The second term, we studied Technoeconomic Analysis in a developing country context. I got to understand the three features of technoeconomic analysis which are; capital cost (CapEx) estimation, operation cost (OpEx ) estimation, and profitability analysis. Examples of capital costs are the cost of equipment, land, construction costs, and working capital (deflation of the equipment must also be factored in). There are two types of operating costs: variable costs which includes costs such as feedstock, variable labor costs, and energy costs; and fixed operating costs which include maintenance, fixed labor, property tax and insurance. Once CapEx and OpEx have been established, profitability analysis is done through subtraction of the CapEx and OpEx from the total revenue. Profitability can be expressed in terms of the payback period, and the net present value.

During the course, I also learned from the frequently invited guest speakers who made presentations before the class on various professions such as chemical engineering and finance. I am thankful to BioInnovate Africa, Prof Mark Laser and the staff at Dartmouth College, and my classmates in general for an awesome course experience.

Brenda Atieno, Kenya

I am a master’s student in Chemistry at the University of Nairobi, Kenya, and a researcher on cellulolytic microorganisms. I am honored to have participated in the TEA course, tutored by Prof Mark Laser. The course has impacted me personally and professionally, through its actively engaging guest speaker sessions, break room sessions, and the term projects. I have gained confidence from sharing ideas during my course studies. The course has also provided me with both local and international network to enrich my professional interests. I acquired skills in the area of Life Cycle Assessment (LCA) which is not extensively practiced in developing countries. The course has led me to gain interest to pursue further research in biofuels. I am grateful for meeting and interacting with amazing group of people through the TEA course.

Nadege Mugisha, Burundi

My TEA online course experience was very informative.  I learned how to conduct technoeconomic analysis of technologies and products such as bioconversion processes and biogas, fertiliser, clean water, among others. TEA involves process design and simulation using Aspen Plus software, environmental impact analysis using Life Cycle Analysis (LCA), cost estimation using websites, vendor quotes and literature, profitability analysis using different methods such as return on investment (ROI), payback period (PBP), net present value (NPV),  internal rate of return (IRR) and sensitivity analysis to either determine important performance parameters or compare alternative process configurations. Moreover, we analyzed examples of technoeconomic studies of existing ventures in developed countries versus in developing countries. Certain particularities of developing countries such as unfavorable politics, financial problems and poor infrastructure were discussed and expert guests from academia, industry and other professionals shared with us their experience on various topics related to engineering for human and scientific development. The knowledge I gained from the course will contribute to my overall career advancement; it presented an important resource for my doctoral studies, and institutions and networks that I am affiliated to such as BioInnovate Africa Fellows Alumnae Network (BA-FAN). It will enable me to contribute to addressing damages caused to the environment, establish accurate budgets and  perform profitability analysis in the early stages of a project. The skills I gained from the course will allow me to explore and take advantage of funding available for Africa on infrastructure development.

Devon Mattie, USA

What was so special for me about TEA in a developing country was the focus on learning more about a country and developing a process that is more sustainable for that area. In class we have international students, students doing their bachelors, masters and doctorate degrees. There were guest speakers from around the world with varying backgrounds and qualifications. During every class, a song was shared expressing each student’s individuality and passion. The class structure reinforced student’s comprehension in technoeconomic analysis by introducing them to and helping them understand different cultures, which is such a valuable tool when trying to apply academics to a place one may have never been to. Too often scholars might advocate to make a change in a country without having been there or having met and understood the people that live there. This concept is very similar to Andrew Allee’s presentation about energy demands and surveying, one will never truly understand what the people need unless they are on the ground communicating and understanding them. That is the one key aspect that this class has prepared all of us for.
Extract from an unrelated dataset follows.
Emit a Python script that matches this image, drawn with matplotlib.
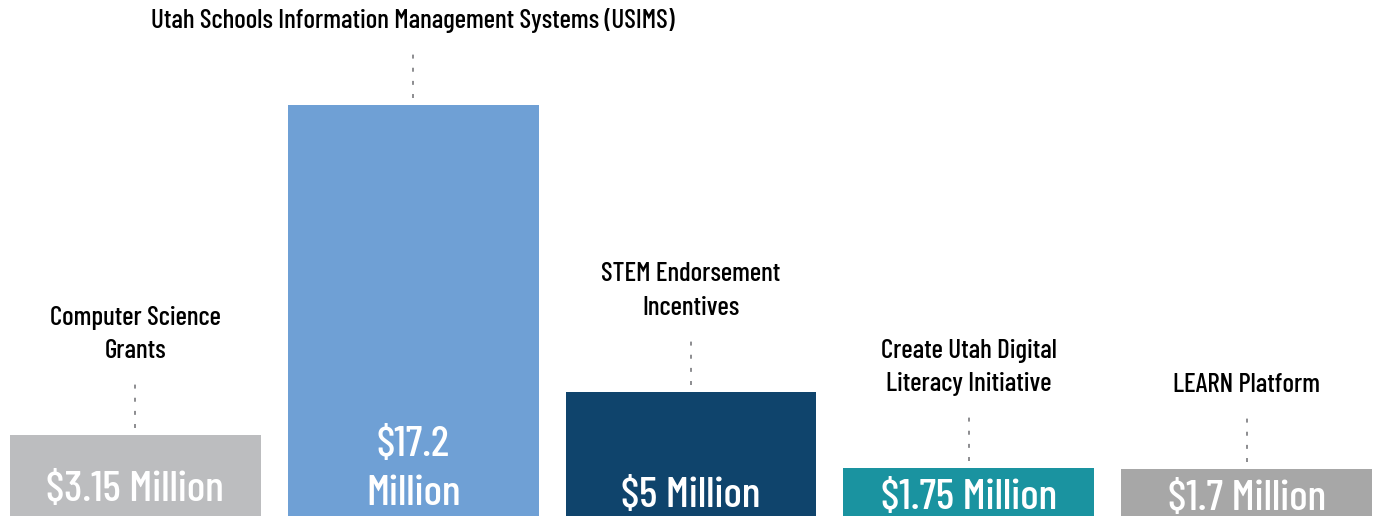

I learned review on material and energy balance, more on capital costs and operating costs, doing net present value, and how to complete a life cycle analysis. From the guest speakers, I learned about startups, private equity, and mini-grids. I also learned about wastewater management during the group project and I hope to be able to use this information later in life. I had amazing people in my group and got to learn so much about them and I even got to share with them about myself. I also got the opportunity to be able to learn some words in Swahili!